In our house, big words earn you kisses when used in a sentence and random pop cultural references get a high five. We traverse the silly to sublime on a daily basis, often in the same conversation.

Words, man. The best ones drip with the honey of lexical perfection.

Mwah!

7 comments:

Annette Lyon said...

Apparently we were separated at birth. My family is very much the same, and I've had friends confess (years after the fact) that they didn't want to play with me when we were little because they didn't understand the words I used.

Word nerds unite!

Kimberly Vanderhorst said...

This post hit very, very close to home.

I just used the words voracious and trepidatious in the same sentence.

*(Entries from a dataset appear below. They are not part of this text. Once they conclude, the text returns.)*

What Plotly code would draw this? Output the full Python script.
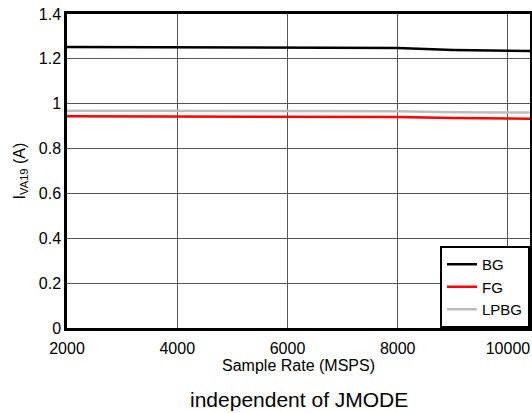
import plotly.graph_objects as go

sample_rate = [2000, 4000, 6000, 7000, 8000, 9000, 10000, 10400]
bg = [1.253, 1.252, 1.252, 1.251, 1.248, 1.240, 1.236, 1.235]
fg = [0.944, 0.944, 0.944, 0.943, 0.941, 0.936, 0.934, 0.933]
lpbg = [0.969, 0.969, 0.969, 0.968, 0.966, 0.962, 0.961, 0.961]

x_ticks = [2000, 4000, 6000, 8000, 10000]
x_ticktext = ["2000", "4000", "6000", "8000", "10000"]
y_ticks = [0, 0.2, 0.4, 0.6, 0.8, 1, 1.2, 1.4]
y_ticktext = ["0", "0.2", "0.4", "0.6", "0.8", "1", "1.2", "1.4"]

series = [("BG", bg, "#000000"), ("FG", fg, "#ff0000"), ("LPBG", lpbg, "#bdbdbd")]

fig = go.Figure()
for name, vals, col in series:
    fig.add_trace(go.Scatter(x=sample_rate, y=vals, mode="lines", name=name,
                             line=dict(color=col, width=2.5)))

font = "Liberation Sans, Arial, Helvetica, sans-serif"
top, bottom = 14, 85
plot_h = 413 - top - bottom
fig.update_layout(
    width=532, height=413,
    margin=dict(l=67, r=2, t=top, b=bottom),
    paper_bgcolor="white", plot_bgcolor="white",
    font=dict(family=font, size=16, color="black"),
    showlegend=True,
    legend=dict(x=1, y=0, xanchor="right", yanchor="bottom",
                bordercolor="black", borderwidth=2, bgcolor="white",
                font=dict(size=15), tracegroupgap=0),
    xaxis=dict(range=[2000, 10400], tickvals=x_ticks, ticktext=x_ticktext,
               showgrid=True, gridcolor="#555555", gridwidth=1,
               showline=True, linecolor="black", linewidth=2.5, mirror=True,
               ticks="", zeroline=False, automargin=False, ticklabelstandoff=4,
               tickfont=dict(size=16),
               title=dict(text="Sample Rate (MSPS)", standoff=0, font=dict(size=16))),
    yaxis=dict(range=[0, 1.4], tickvals=y_ticks, ticktext=y_ticktext,
               showgrid=True, gridcolor="#555555", gridwidth=1,
               showline=True, linecolor="black", linewidth=2.5, mirror=True,
               ticks="", zeroline=False, automargin=False,
               tickfont=dict(size=16),
               title=dict(text="I<sub>VA19</sub> (A)", standoff=10, font=dict(size=16))),
    annotations=[dict(text="independent of JMODE", x=0.5, xref="paper", yref="paper",
                      y=-(399 - (413 - bottom)) / plot_h,
                      showarrow=False, font=dict(size=21), xanchor="center", yanchor="middle")],
)
fig.write_html("out.html", config={"displayModeBar": False},
               post_script="document.body.style.margin='0';document.body.style.overflow='hidden';")
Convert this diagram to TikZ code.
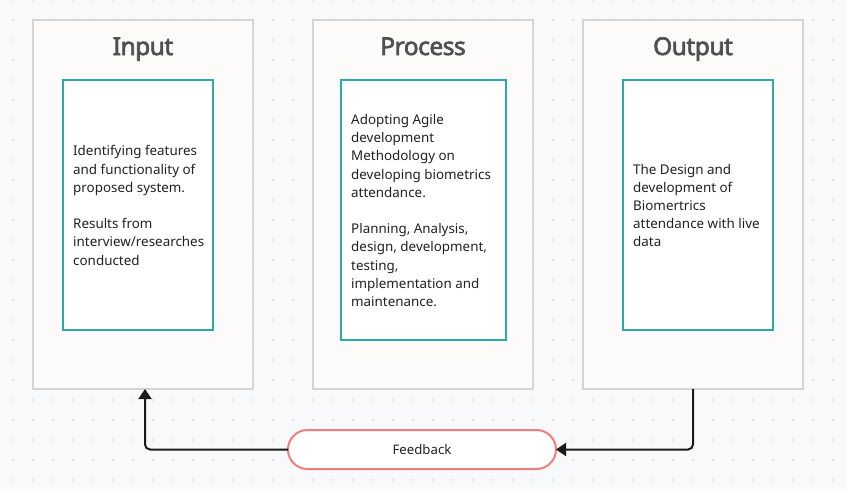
\documentclass[tikz,border=0pt]{standalone}
\usepackage{fontspec}
\setmainfont{Noto Sans}
\newfontfamily\titlefont{Noto Sans}[FakeBold=2.6, LetterSpace=-2]
\usetikzlibrary{arrows.meta,shapes.misc}
\definecolor{bgc}{HTML}{F8F9FB}
\definecolor{dotc}{HTML}{DCDDE2}
\definecolor{panelfill}{HTML}{FCFBFA}
\definecolor{panelline}{HTML}{D5D5D5}
\definecolor{tealc}{HTML}{2BAAAA}
\definecolor{fbred}{HTML}{F47C7C}
\definecolor{titlec}{HTML}{505050}
\definecolor{txtc}{HTML}{222222}
\definecolor{arrowc}{HTML}{1A1A1A}
\begin{document}
\begin{tikzpicture}[x=1pt,y=-1pt,
  panel/.style={draw=panelline, line width=2pt, fill=panelfill, minimum width=220pt, minimum height=369pt, inner sep=0pt, outer sep=0pt},
  innerbox/.style={draw=tealc, line width=2pt, fill=white, inner sep=0pt, outer sep=0pt},
  title/.style={text=titlec, font=\titlefont\fontsize{24.5}{30}\selectfont, inner sep=0pt, anchor=base},
  body/.style={text=txtc, font=\fontsize{13.4}{18.2}\selectfont, align=left, inner sep=0pt, anchor=west},
  fbbox/.style={rounded rectangle, draw=fbred, line width=2pt, fill=white, minimum width=268pt, minimum height=39pt, inner sep=0pt, outer sep=0pt, text=txtc, font=\fontsize{13.2}{16}\selectfont},
  conn/.style={draw=arrowc, line width=2pt, rounded corners=5pt, -{Triangle[length=10pt,width=13pt]}}
]
\useasboundingbox[fill=bgc] (0,0) rectangle (847,491);
\foreach \i in {0,...,41} {
  \foreach \j in {0,...,24} {
    \fill[dotc] (13+20*\i, 20*\j) circle (1.1pt);
  }
}
% panels
\node[panel] (inp) at (143,204.5) {};
\node[panel] (proc) at (423,204.5) {};
\node[panel] (outp) at (693,204.5) {};
% titles
\node[title] (tin) at (143,55) {Input};
\node[title] (tproc) at (423,55) {Process};
\node[title] (tout) at (693,55) {Output};
% inner boxes
\node[innerbox, minimum width=150pt, minimum height=250pt] (iin) at (138,205) {};
\node[innerbox, minimum width=165pt, minimum height=260pt] (iproc) at (423.5,210) {};
\node[innerbox, minimum width=150pt, minimum height=250pt] (iout) at (698,205) {};
% texts
\node[body] (xin) at (73,205.5) {Identifying features\\and functionality of\\proposed system.\\[18.2pt]Results from\\interview/researches\\conducted};
\node[body] (xproc) at (351,210.5) {Adopting Agile\\development\\Methodology on\\developing biometrics\\attendance.\\[18.2pt]Planning, Analysis,\\design, development,\\testing,\\implementation and\\maintenance.};
\node[body] (xout) at (633,205.5) {The Design and\\development of\\Biomertrics\\attendance with live\\data};
% feedback
\node[fbbox] (fb) at (422,449.5) {Feedback};
% connectors
\draw[conn] (outp.south) |- (fb.east);
\draw[conn] (fb.west) -| ([xshift=2pt]inp.south);
\end{tikzpicture}
\end{document}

p.s. Have you seen the site youwriteon.com? I am loving it!

Brillig said...

Oh yeah. I hear ya. My dad is an English lit prof and my mom is a writer. Words were a very big deal in the home I grew up in. Whenever we kids would fight, my mom would make us spell hard words. It worked. We would stop fighting in order to spell! haha. Still, I was a master at spelling and understanding the hard words, but I'm not sure I ever used them regularly. Maybe that part of my brain is missing...

Great post!

Brillig said...

Oh, and speaking of great posts, I loved your post over at Bloggers Annex. Congrats on that, by the way!

Alison Wonderland said...

Love the big words, adore them! Some times I like to pull a few out just because I can and sometimes I do it without thinking but I just can't help it, I love the taste of them.

charrette said...

Great post. LOVE the verbal gymnastics idea. Great sport for a writer. And I'm oh-so-infatuated with your last sentence.

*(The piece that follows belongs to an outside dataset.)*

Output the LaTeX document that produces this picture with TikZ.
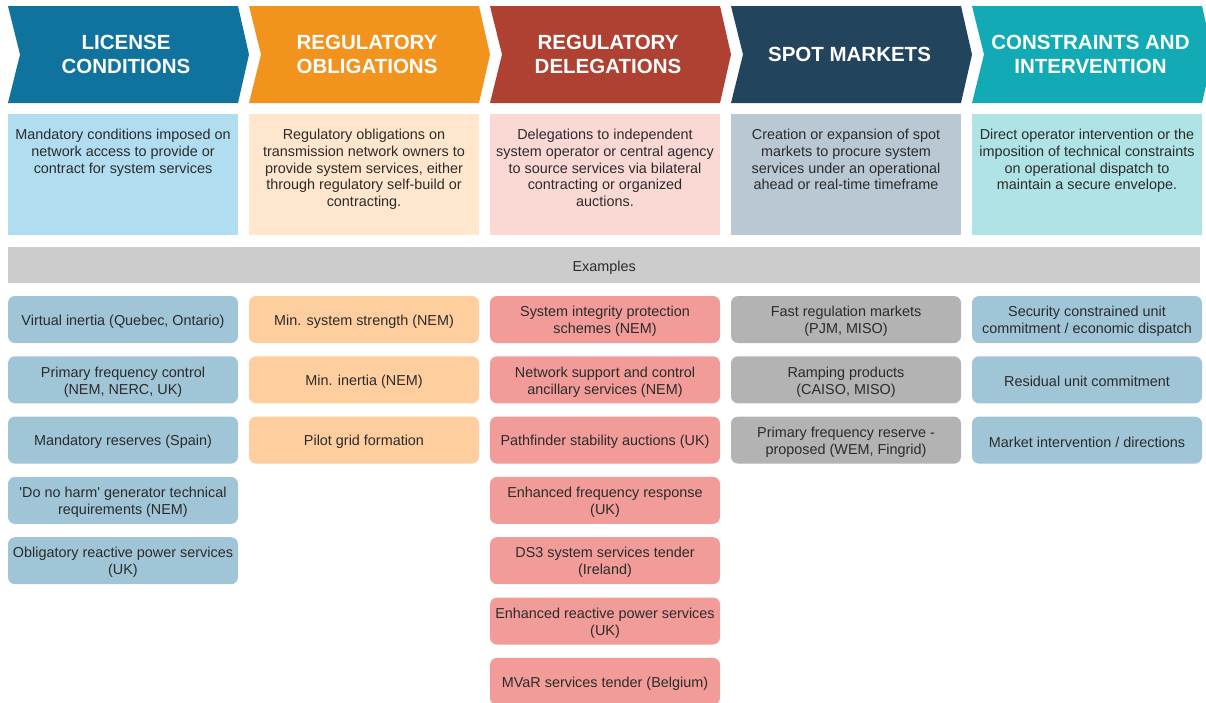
\documentclass[tikz,border=0pt]{standalone}
\usepackage{fontspec}
\setmainfont{Liberation Sans}
\definecolor{hA}{HTML}{10739E}
\definecolor{hB}{HTML}{F2931E}
\definecolor{hC}{HTML}{AE4132}
\definecolor{hD}{HTML}{23445D}
\definecolor{hE}{HTML}{12AAB5}
\definecolor{dA}{HTML}{B1DDF0}
\definecolor{dB}{HTML}{FFE6CC}
\definecolor{dC}{HTML}{FAD9D5}
\definecolor{dD}{HTML}{BAC8D3}
\definecolor{dE}{HTML}{B0E3E6}
\definecolor{eA}{HTML}{A0C5D6}
\definecolor{eB}{HTML}{FFCE9F}
\definecolor{eC}{HTML}{F19C99}
\definecolor{eD}{HTML}{B3B3B3}
\definecolor{bar}{HTML}{CCCCCC}
\definecolor{txt}{HTML}{2B2B2B}
\newcommand\mychev[2]{\fill[#2] (#1,6) -- ({#1+230},6) -- ({#1+241},54.5) -- ({#1+230},103) -- (#1,103) -- ({#1+12},54.5) -- cycle;}
\newcommand\exnode[5]{\node[exbox, fill=#4] (#1) at (#2,#3) {};
  \node[extext] (#1t) at ([yshift=-2pt]#1.center) {#5};}
\tikzset{
 htext/.style={text=white, font=\fontsize{20.5}{24.5}\selectfont\bfseries, align=center, inner sep=0pt},
 dbox/.style={anchor=north west, minimum width=230pt, minimum height=121pt, inner sep=0pt, outer sep=0pt},
 dtext/.style={anchor=north, align=center, inner sep=0pt, text=txt, font=\fontsize{14.4}{16.7}\selectfont},
 exbox/.style={anchor=north west, minimum width=230pt, minimum height=47pt, rounded corners=7pt, inner sep=0pt, outer sep=0pt},
 extext/.style={align=center, inner sep=0pt, text=txt, font=\fontsize{14.4}{17}\selectfont},
}
\begin{document}
\begin{tikzpicture}[x=1pt,y=-1pt]
\useasboundingbox (0,0) rectangle (1206,702);
\clip (0,0) rectangle (1206,702);
\fill[white] (0,0) rectangle (1206,702);
% headers
\mychev{8}{hA}
\mychev{249}{hB}
\mychev{490}{hC}
\mychev{731}{hD}
\mychev{972}{hE}
\node[htext] (h1) at (126,54.5) {LICENSE\\CONDITIONS};
\node[htext] (h2) at (367,54.5) {REGULATORY\\OBLIGATIONS};
\node[htext] (h3) at (608,54.5) {REGULATORY\\DELEGATIONS};
\node[htext] (h4) at (849.5,54.5) {SPOT MARKETS};
\node[htext] (h5) at (1090.5,54.5) {CONSTRAINTS AND\\INTERVENTION};
% descriptions
\node[dbox, fill=dA] (d1) at (8,114) {};
\node[dbox, fill=dB] (d2) at (249,114) {};
\node[dbox, fill=dC] (d3) at (490,114) {};
\node[dbox, fill=dD] (d4) at (731,114) {};
\node[dbox, fill=dE] (d5) at (972,114) {};
\node[dtext] (t1) at (123,129) {Mandatory conditions imposed on\\network access to provide or\\contract for system services};
\node[dtext] (t2) at (364,129) {Regulatory obligations on\\transmission network owners to\\provide system services, either\\through regulatory self-build or\\contracting.};
\node[dtext] (t3) at (605,129) {Delegations to independent\\system operator or central agency\\to source services via bilateral\\contracting or organized\\auctions.};
\node[dtext] (t4) at (846,129) {Creation or expansion of spot\\markets to procure system\\services under an operational\\ahead or real-time timeframe};
\node[dtext] (t5) at (1087,129) {Direct operator intervention or the\\imposition of technical constraints\\on operational dispatch to\\maintain a secure envelope.};
% examples bar
\node[anchor=north west, fill=bar, minimum width=1192pt, minimum height=36pt, inner sep=0pt] (ex) at (8,247) {};
\node[extext] (ext) at ([yshift=-3pt]ex.center) {Examples};
% column 1
\exnode{a1}{8}{296}{eA}{Virtual inertia (Quebec, Ontario)}
\exnode{a2}{8}{356.3}{eA}{Primary frequency control\\(NEM, NERC, UK)}
\exnode{a3}{8}{416.6}{eA}{Mandatory reserves (Spain)}
\exnode{a4}{8}{476.9}{eA}{\textquotesingle Do no harm\textquotesingle\ generator technical\\requirements (NEM)}
\exnode{a5}{8}{537.2}{eA}{Obligatory reactive power services\\(UK)}
% column 2
\exnode{b1}{249}{296}{eB}{Min. system strength (NEM)}
\exnode{b2}{249}{356.3}{eB}{Min. inertia (NEM)}
\exnode{b3}{249}{416.6}{eB}{Pilot grid formation}
% column 3
\exnode{c1}{490}{296}{eC}{System integrity protection\\schemes (NEM)}
\exnode{c2}{490}{356.3}{eC}{Network support and control\\ancillary services (NEM)}
\exnode{c3}{490}{416.6}{eC}{Pathfinder stability auctions (UK)}
\exnode{c4}{490}{476.9}{eC}{Enhanced frequency response\\(UK)}
\exnode{c5}{490}{537.2}{eC}{DS3 system services tender\\(Ireland)}
\exnode{c6}{490}{597.5}{eC}{Enhanced reactive power services\\(UK)}
\exnode{c7}{490}{657.8}{eC}{MVaR services tender (Belgium)}
% column 4
\exnode{e1}{731}{296}{eD}{Fast regulation markets\\(PJM, MISO)}
\exnode{e2}{731}{356.3}{eD}{Ramping products\\(CAISO, MISO)}
\exnode{e3}{731}{416.6}{eD}{Primary frequency reserve -\\proposed (WEM, Fingrid)}
% column 5
\exnode{f1}{972}{296}{eA}{Security constrained unit\\commitment / economic dispatch}
\exnode{f2}{972}{356.3}{eA}{Residual unit commitment}
\exnode{f3}{972}{416.6}{eA}{Market intervention / directions}
\end{tikzpicture}
\end{document}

Words were highly prized in our house too. (Though I never got any cash. I should ask for retroactive pay.) Best word reward ever: Washington D.C. for the National Spelling Bee. Best word curse ever: Intimidating all those boys.

Now I'm married to a writer/director. Words galore!

Anonymous said...

My brother once accused my sister of reading the dictionary so she could sound smart! I thought "what a good idea" and started doing just that. Drives people crazy, doesn't it?